We reached the end point to our time in Asia and Zac and I have added to our list of thoughts, discoveries, realizations, observations and reflections. As with the last list, the points aren’t in any particular order of importance or significance. This is just a small glimpse at some of the recurring thoughts we have had during this incredible time of our life in SE Asia.
1. The kindness of strangers is unlike any other form of kindness. Since we arrived in Asia we’ve recongized many ways we have experienced unexpected kindness. For example, when we were balancing a steaming hot plate of food in our hands in a crowded Hawker food area and an older local gentlemen and his wife waved us over to share their table. Or when we were eating supper with a group of eight German travellers and they all spoke English so we could be part of the conversation. Or when a security guard lead us out to a busy taxi loading zone and found us a taxi that would take us to our destination for a fair price. As a society, I think we generally expect our friends and family to be kind, but when people we have never seen before extend kindness, with absolutely no expectation of receiving anything in return, there is no amount of gratitude that can repay that.
2. It is extremely difficult to pick a favourite country. They’re all so different and all so great for completely different reasons. So just a heads up, we don’t have an answer for those of you wondering what our favourite country is.
3. There are not enough adjectives to describe all the shades of green that exist in this world. I don’t know how the paint chip people come up with names for colours of paint but kudos to them for having such creative minds and/or access to a huge thesaurus!
4. As much as we love sharing our day to day adventures with our family and friends, only fellow travellers can fully understand and relate to our travel stories and experiences. People back at home can’t quite relate to our thrills and annoyances like other travellers can. I think this is part of the reason we experience an almost immediate heartfelt bond or friendship with people we only spend a few hours with.

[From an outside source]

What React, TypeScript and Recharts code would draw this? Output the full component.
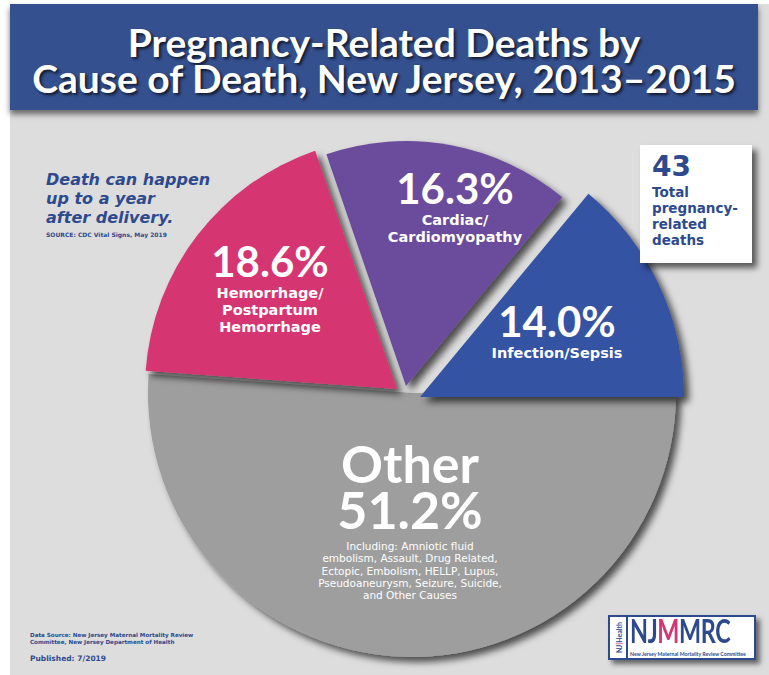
import { PieChart, Pie, Cell } from 'recharts';

const causes = ['Infection/Sepsis', 'Cardiac/Cardiomyopathy', 'Hemorrhage/Postpartum Hemorrhage', 'Other'];
const shares = [14.0, 16.3, 18.6, 51.2];
const sliceColors = ['#3452a3', '#6b4c9c', '#d53570', '#9e9e9e'];
const totalDeaths = 43;
const otherCauses = [
  'Including: Amniotic fluid',
  'embolism, Assault, Drug Related,',
  'Ectopic, Embolism, HELLP, Lupus,',
  'Pseudoaneurysm, Seizure, Suicide,',
  'and Other Causes',
];

const data = causes.map((name, i) => ({ name, value: shares[i] }));

// each slice gets its own Pie so it can be pulled out from the centre
const explode = [
  { index: 3, cx: 407, cy: 388, r: 264 },
  { index: 0, cx: 415, cy: 392, r: 264 },
  { index: 1, cx: 401, cy: 381, r: 245 },
  { index: 2, cx: 392, cy: 384, r: 252 },
];

const navy = '#2d4a8e';
const font = 'Lato, "DejaVu Sans", sans-serif';
const wide = '"DejaVu Sans", sans-serif';

const abs = (x: number, y: number, extra: React.CSSProperties = {}): React.CSSProperties => ({
  position: 'absolute',
  left: x,
  top: y,
  ...extra,
});

const SliceLabel = ({ x, y, pct, lines }: { x: number; y: number; pct: string; lines: string[] }) => (
  <div style={abs(x - 150, y, { width: 300, textAlign: 'center', color: '#fff' })}>
    <div style={{ fontFamily: font, fontSize: 42, fontWeight: 700, lineHeight: '42px', marginBottom: 3 }}>{pct}</div>
    {lines.map((l) => (
      <div key={l} style={{ fontFamily: wide, fontSize: 14.5, fontWeight: 700, lineHeight: '17px' }}>{l}</div>
    ))}
  </div>
);

const App = () => {
  return (
    <div style={{ position: 'absolute', left: 0, top: 0, width: 769, height: 675, background: '#fff', overflow: 'hidden', fontFamily: font }}>
      <div style={abs(10, 4, { width: 759, height: 671, background: '#dddddd' })} />
      <div
        style={abs(10, 4, {
          width: 748,
          height: 106,
          background: '#35508f',
          boxShadow: '0 4px 6px rgba(0,0,0,0.55)',
          color: '#fff',
          textAlign: 'center',
          fontSize: 39,
          fontWeight: 700,
          lineHeight: '36px',
          paddingTop: 20,
          boxSizing: 'border-box',
          textShadow: '2px 2px 3px rgba(0,0,0,0.7)',
        })}
      >
        <div>Pregnancy-Related Deaths by</div>
        <div>Cause of Death, New Jersey, 2013–2015</div>
      </div>

      <div style={abs(0, 0)}>
        <PieChart width={769} height={675}>
          <defs>
            <filter id="drop" x="-20%" y="-20%" width="140%" height="140%">
              <feDropShadow dx="5" dy="5" stdDeviation="3.5" floodColor="#000" floodOpacity="0.65" />
            </filter>
          </defs>
          {explode.map((e) => (
            <Pie
              key={e.index}
              data={data}
              dataKey="value"
              cx={e.cx}
              cy={e.cy}
              outerRadius={e.r}
              startAngle={0}
              endAngle={360}
              stroke="none"
              isAnimationActive={false}
            >
              {data.map((d, i) => (
                <Cell
                  key={`cell-${i}`}
                  fill={i === e.index ? sliceColors[i] : 'none'}
                  filter={i === e.index ? 'url(#drop)' : undefined}
                />
              ))}
            </Pie>
          ))}
        </PieChart>
      </div>

      <SliceLabel x={270} y={240} pct={`${shares[2].toFixed(1)}%`} lines={['Hemorrhage/', 'Postpartum', 'Hemorrhage']} />
      <SliceLabel x={455} y={167} pct={`${shares[1].toFixed(1)}%`} lines={['Cardiac/', 'Cardiomyopathy']} />
      <SliceLabel x={557} y={300} pct={`${shares[0].toFixed(1)}%`} lines={['Infection/Sepsis']} />

      <div style={abs(260, 440, { width: 300, textAlign: 'center', color: '#fff' })}>
        <div style={{ fontSize: 52, fontWeight: 700, lineHeight: '46px' }}>Other</div>
        <div style={{ fontSize: 52, fontWeight: 700, lineHeight: '46px' }}>{`${shares[3].toFixed(1)}%`}</div>
        <div style={{ marginTop: 8, fontFamily: wide }}>
          {otherCauses.map((l) => (
            <div key={l} style={{ fontSize: 10.5, lineHeight: '12.3px' }}>{l}</div>
          ))}
        </div>
      </div>

      <div style={abs(46, 170, { color: navy, fontFamily: wide, fontStyle: 'italic', fontWeight: 700, fontSize: 16, lineHeight: '19px' })}>
        <div>Death can happen</div>
        <div>up to a year</div>
        <div>after delivery.</div>
        <div style={{ fontSize: 6, fontStyle: 'normal', lineHeight: '9px', marginTop: 3 }}>SOURCE: CDC Vital Signs, May 2019</div>
      </div>

      <div
        style={abs(640, 145, {
          width: 112,
          height: 118,
          background: '#fff',
          boxShadow: '5px 5px 6px rgba(0,0,0,0.6)',
          color: navy,
          boxSizing: 'border-box',
          padding: '5px 0 0 12px',
          fontWeight: 700,
        })}
      >
        <div style={{ fontFamily: wide, fontSize: 28, lineHeight: '33px' }}>{totalDeaths}</div>
        <div style={{ fontFamily: wide, fontSize: 13.5, lineHeight: '16px', marginTop: 1 }}>
          <div>Total</div>
          <div>pregnancy-</div>
          <div>related</div>
          <div>deaths</div>
        </div>
      </div>

      <div style={abs(30, 632, { color: navy, fontFamily: wide, fontSize: 5.6, lineHeight: '7px', fontWeight: 700 })}>
        <div>Data Source: New Jersey Maternal Mortality Review</div>
        <div>Committee, New Jersey Department of Health</div>
        <div style={{ fontSize: 7.5, lineHeight: '10px', marginTop: 8 }}>Published: 7/2019</div>
      </div>

      <div
        style={abs(608, 615, {
          width: 148,
          height: 45,
          background: '#fff',
          border: `2px solid ${navy}`,
          boxSizing: 'border-box',
          boxShadow: '4px 4px 5px rgba(0,0,0,0.55)',
        })}
      >
        <div
          style={abs(-11, 16, {
            width: 40,
            height: 9,
            lineHeight: '9px',
            transform: 'rotate(-90deg)',
            transformOrigin: 'center',
            fontSize: 7,
            fontWeight: 700,
            color: navy,
            textAlign: 'center',
            whiteSpace: 'nowrap',
          })}
        >
          NJ<span style={{ color: '#d53570' }}>|</span>Health
        </div>
        <div style={abs(16, 0, { width: 1.5, height: 41, background: navy })} />
        <div
          style={abs(20, -1, {
            fontSize: 32,
            lineHeight: '30px',
            fontWeight: 700,
            color: navy,
            letterSpacing: -0.5,
            transform: 'scaleX(0.73)',
            transformOrigin: 'left center',
            whiteSpace: 'nowrap',
          })}
        >
          NJ<span style={{ color: '#d53570' }}>M</span>MRC
        </div>
        <div style={abs(20, 33.5, { fontSize: 5.2, lineHeight: '6px', fontWeight: 700, color: navy, whiteSpace: 'nowrap' })}>
          New Jersey Maternal Mortality Review Committee
        </div>
      </div>
    </div>
  );
};

export default App;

5. Bus drivers, mini van drivers and taxi drivers that we previously would have categorized as crazy now seem normal. Somehow we’ve grown accustomed to passing traffic on blind corners, narrowly avoiding head on collisions on single lane roads and continuous acceleration and break slamming. We don’t even bat an eye when 20 passengers are squished into a 15 passenger van or when we’re sold a standard fare ticket on a greyhound style bus only to find out that our seat is a spot standing in the isle. It’s just how transportation works in the SE Asia and since none of the locals find it odd then it only seems natural that we don’t either.
6. Sidewalks do not have the same meaning in SE Asia as they do in other parts of the world. I think a more appropriate word would be sideparking. Cars, motorbikes, stall vendors, delivery vans, dogs, and men gathered in groups all seem to take priority over pedestrians on what should be the sidewalk. We generally don’t even bother looking to see if there is a sidewalk anymore and walk on the street.
7. We ate unrefrigerated eggs every day for the last four and a half months and did not get sick from them even once. And unrefrigerated meat. And we didn’t get sick from that either. Makes me think of all the space we could have in our own fridge and freezer if we just left our meat and eggs out on the counter.
8. Writing in our travel journals is one of those things that Zac and I find annoying, but at the same time not writing them isn’t an option. We are so grateful when we receive travel notes from others, so based on that alone we know the value of keeping a record of places we’ve stayed and what we’ve done and things we’ve seen. Beyond that, the recorded memories are priceless for Zac and I. Even now when we look back at our entries from a month or two ago we have so much fun reliving the experiences and I can’t imagine how great it will be to read through our entries a year from now and even fifteen years from now with our children. So, for the sake of sharing travel notes with others, and for future moments when we want to relive our travel memories, we write in our damn journals.
We are headed to Europe with mixed emotions. We’re excited to see another continent and two more countries, but sad to leave behind an area of the world we have grown comfortable exploring. The past four and a half months lead us to visit 8 counties, make some lifelong friends, strengthen our marriage and gain a whole knew perspective on life. The next month and a half in Italy and Croatia will undoubtably have many more thoughts, observations and reflections, so we will be sure to share them with you!